Aéronautique, spatial, défense, médical, nucléaire… Ametra propose des solutions à la pointe, dans des secteurs de pointe. Une entreprise construite de A à Z par son fondateur, le père d’Anne-Charlotte Fredenucci qui lui indique, quand la jeune femme rejoint l’entreprise familiale qu’elle ferait « un bon bras droit ». Diplômée de l’Essec en 1998, elle passe quelques années en conseil et stratégie, notamment sur Internet. Quand elle rejoint son père, c’est naturellement qu’elle devient cheffe du développement et s’attelle à l’informatisation du groupe. « Mon père avait alors 76 ans, le groupe était ancien, je représentais un changement de génération », raconte-t-elle.
En 2009, c’est la crise. Directement liée à la crise économique mondiale de l’année précédente. « Une crise violente. » Le Directeur général prenait sa retraite, quant au président il avait alors plus de 80 ans. « Mon père voulait déposer le bilan. Pour moi, c’était hors de question, et j’ai alors repris l’entreprise en faisant comprendre à tout le monde qu’une transformation radicale était indispensable. »

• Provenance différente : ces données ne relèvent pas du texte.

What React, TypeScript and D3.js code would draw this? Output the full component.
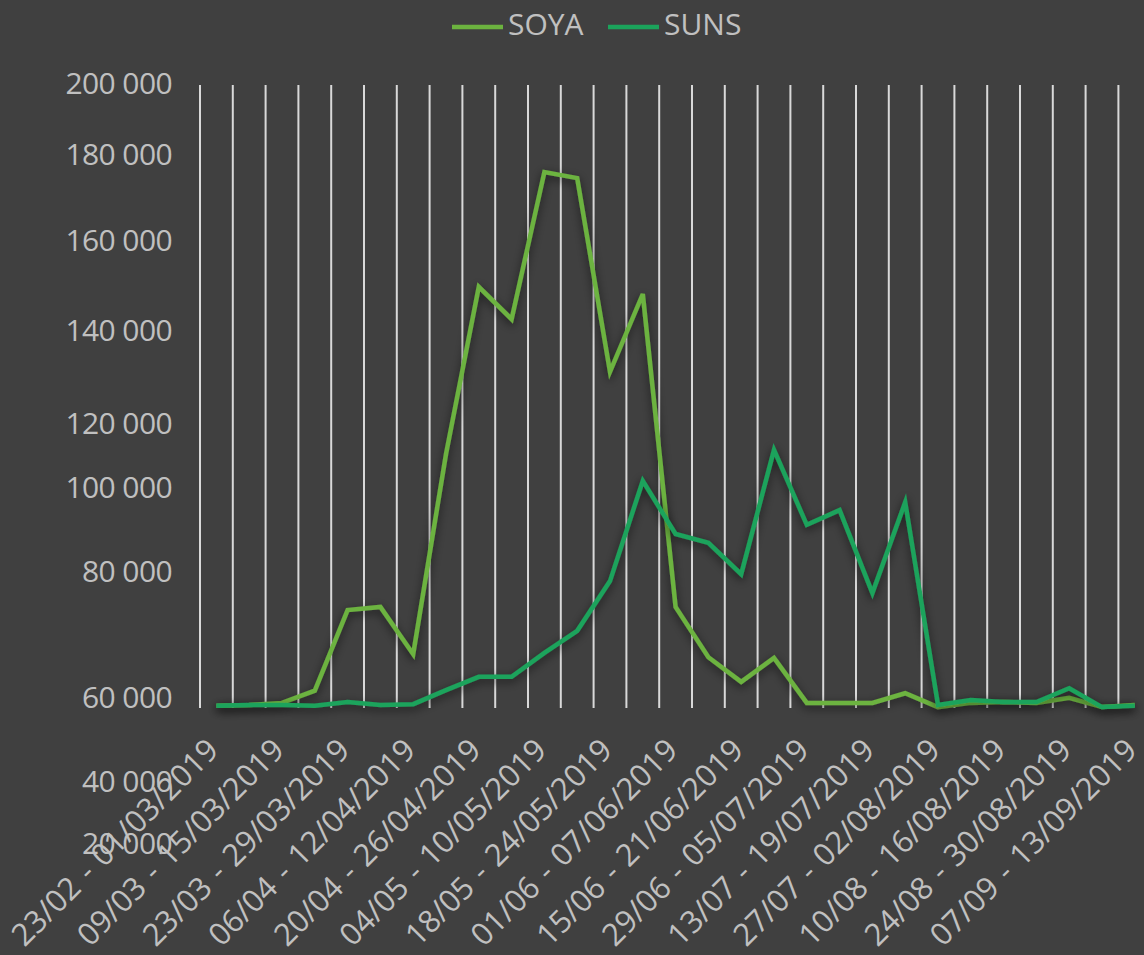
import React from 'react';
import * as d3 from 'd3';

// weekly buckets, one every 7 days
const categories: string[] = [
  '23/02 - 01/03/2019',
  '02/03 - 08/03/2019',
  '09/03 - 15/03/2019',
  '16/03 - 22/03/2019',
  '23/03 - 29/03/2019',
  '30/03 - 05/04/2019',
  '06/04 - 12/04/2019',
  '13/04 - 19/04/2019',
  '20/04 - 26/04/2019',
  '27/04 - 03/05/2019',
  '04/05 - 10/05/2019',
  '11/05 - 17/05/2019',
  '18/05 - 24/05/2019',
  '25/05 - 31/05/2019',
  '01/06 - 07/06/2019',
  '08/06 - 14/06/2019',
  '15/06 - 21/06/2019',
  '22/06 - 28/06/2019',
  '29/06 - 05/07/2019',
  '06/07 - 12/07/2019',
  '13/07 - 19/07/2019',
  '20/07 - 26/07/2019',
  '27/07 - 02/08/2019',
  '03/08 - 09/08/2019',
  '10/08 - 16/08/2019',
  '17/08 - 23/08/2019',
  '24/08 - 30/08/2019',
  '31/08 - 06/09/2019',
  '07/09 - 13/09/2019',
];

const soya: number[] = [
  57900, 58100, 58600, 61000, 73800, 74300, 66800, 110300, 149600, 142400,
  175800, 174400, 131000, 148000, 74300, 66300, 62400, 66200, 58600, 58600,
  58600, 60600, 57600, 58600, 58800, 58600, 59800, 57600, 58100,
];

const suns: number[] = [
  57900, 58100, 58100, 57900, 58800, 58100, 58300, 61100, 63200, 63200,
  67000, 70500, 78400, 101900, 88800, 86700, 79500, 111600, 91000, 94500,
  76500, 96400, 58100, 59300, 58800, 58800, 61400, 57600, 57900,
];

const yTicks: number[] = [20000, 40000, 60000, 80000, 100000, 120000, 140000, 160000, 180000, 200000];

// where each y tick sits on the page (the axis is not evenly spaced)
const yTickPos = [843, 781, 697, 571, 487, 423, 330, 240, 154, 83];

const W = 1144;
const H = 955;
const plotLeft = 200;
const step = 32.8;
const plotTop = 85;
const plotBottom = 708;

const bg = '#404040';
const textColor = '#c0c0c0';
const gridColor = '#d9d9d9';
const soyaColor = '#6cb33f';
const sunsColor = '#1ba35b';
const font = '"Open Sans", sans-serif';

const fmt = (v: number) => d3.format(',')(v).replace(/,/g, ' ');

export default function App() {
  const x = d3
    .scaleBand<string>()
    .domain(categories)
    .range([plotLeft, plotLeft + step * categories.length]);
  const y = d3.scaleLinear().domain(yTicks).range(yTickPos);

  const cx = (i: number) => (x(categories[i]) ?? 0) + x.bandwidth() / 2;
  const line = d3
    .line<number>()
    .x((_, i) => cx(i))
    .y((d) => y(d));

  const edges = categories.map((c) => x(c) ?? 0).concat([x.range()[1]]);

  const series = [
    { name: 'SOYA', values: soya, color: soyaColor, lx: 452 },
    { name: 'SUNS', values: suns, color: sunsColor, lx: 608 },
  ];

  return (
    <svg
      width={W}
      height={H}
      style={{ position: 'absolute', left: 0, top: 0, background: bg }}
      fontFamily={font}
    >
      <defs>
        <filter id="shadow" x="-10%" y="-10%" width="120%" height="120%">
          <feDropShadow dx="0" dy="3" stdDeviation="5" floodColor="#000" floodOpacity="0.6" />
        </filter>
      </defs>
      <rect width={W} height={H} fill={bg} />

      {/* vertical gridlines between categories */}
      {edges.map((ex, i) => (
        <line key={i} x1={ex} x2={ex} y1={plotTop} y2={plotBottom} stroke={gridColor} strokeWidth={2} />
      ))}

      {/* y labels */}
      {yTicks.map((t) => (
        <text key={t} x={172} y={y(t) + 11} textAnchor="end" fontSize={30} fill={textColor} letterSpacing={-0.6}>
          {fmt(t)}
        </text>
      ))}

      {/* series */}
      {series.map((s) => (
        <path
          key={s.name}
          d={line(s.values) ?? ''}
          fill="none"
          stroke={s.color}
          strokeWidth={4.5}
          strokeLinejoin="miter"
          filter="url(#shadow)"
        />
      ))}

      {/* x labels, every other week */}
      {categories.map((c, i) =>
        i % 2 === 0 ? (
          <text
            key={c}
            transform={`translate(${cx(i) + 4},752) rotate(-45)`}
            textAnchor="end"
            fontSize={31}
            fill={textColor}
            wordSpacing={2}
          >
            {c}
          </text>
        ) : null
      )}

      {/* legend */}
      {series.map((s) => (
        <g key={s.name}>
          <line x1={s.lx} x2={s.lx + 51} y1={27} y2={27} stroke={s.color} strokeWidth={4.5} />
          <text x={s.lx + 56} y={35} fontSize={30} fill={textColor}>
            {s.name}
          </text>
        </g>
      ))}
    </svg>
  );
}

Si la reprise a été facile à accepter dans l’entreprise, grâce à ce que certains pourraient qualifier de « droit divin » qui permet aux enfants de reprendre naturellement la société du père, cela a été plus difficile à faire passer auprès de sa sœur et de sa mère. Notamment sur la gouvernance. Pour elle, il est indispensable de « bien faire la différence entre le familial et le patrimonial et l’entreprise ». « J’ai constamment dû rappeler les limites. » Dix ans après, Ametra emploie 650 personnes et le groupe rencontre une croissance de 20% avec 45 millions d’euros de chiffre d’affaires.